■ **Task to carry out**
Your task is to retype the lines from the opening of the material through the line that includes "import plotly.graph_objects as go". Do not copy the pictures.

■ **Source excerpt**
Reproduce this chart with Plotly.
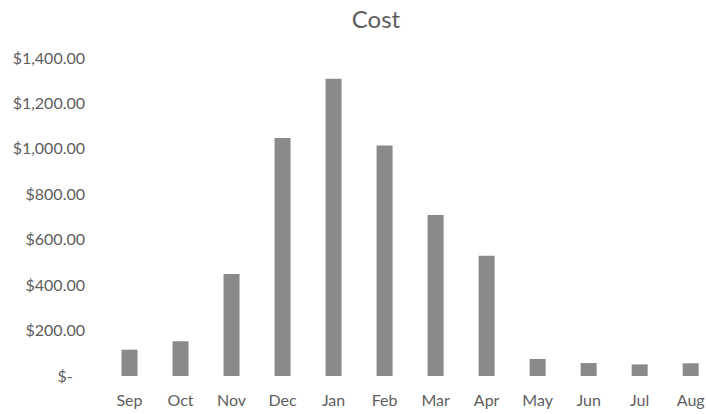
import plotly.graph_objects as go

months = ["Sep", "Oct", "Nov", "Dec", "Jan", "Feb", "Mar", "Apr", "May", "Jun", "Jul", "Aug"]
cost = [116, 153, 449, 1048, 1309, 1015, 709, 529, 75, 57, 51, 56]
y_ticks = [0, 200, 400, 600, 800, 1000, 1200, 1400]
# accounting-style labels: the zero dash sits padded in from the right edge
y_tick_labels = ["$-\u00a0\u00a0\u00a0", "$200.00", "$400.00", "$600.00", "$800.00",
                 "$1,000.00", "$1,200.00", "$1,400.00"]

font_family = "Lato, 'Open Sans', sans-serif"
text_grey = "#5e5e5e"

fig = go.Figure(
    go.Bar(
        x=list(range(len(months))),
        y=cost,
        marker=dict(color="#8a8a8a", line=dict(width=0)),
    )
)

fig.update_layout(
    width=706,
    height=414,
    margin=dict(l=104, r=0, t=58, b=38),
    paper_bgcolor="white",
    plot_bgcolor="white",
    bargap=0.686,
    showlegend=False,
    title=dict(
        text="Cost",
        x=376 / 706,
        xanchor="center",
        y=1 - 20 / 414,
        yanchor="middle",
        font=dict(family=font_family, size=24, color=text_grey),
    ),
    font=dict(family=font_family, color=text_grey),
)

fig.update_xaxes(
    range=[-0.5, 11.3],
    tickmode="array",
    tickvals=list(range(len(months))),
    ticktext=months,
    showgrid=False,
    showline=False,
    zeroline=False,
    ticks="",
    tickfont=dict(size=16, color=text_grey),
    ticklabelstandoff=13,
)

fig.update_yaxes(
    range=[0, 1400],
    tickmode="array",
    tickvals=y_ticks,
    ticktext=y_tick_labels,
    showgrid=False,
    showline=False,
    zeroline=False,
    ticks="",
    tickfont=dict(size=16, color=text_grey),
    ticklabelstandoff=18,
)

fig.write_html("out.html")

■ **Answer for the task**
Reproduce this chart with Plotly.
import plotly.graph_objects as go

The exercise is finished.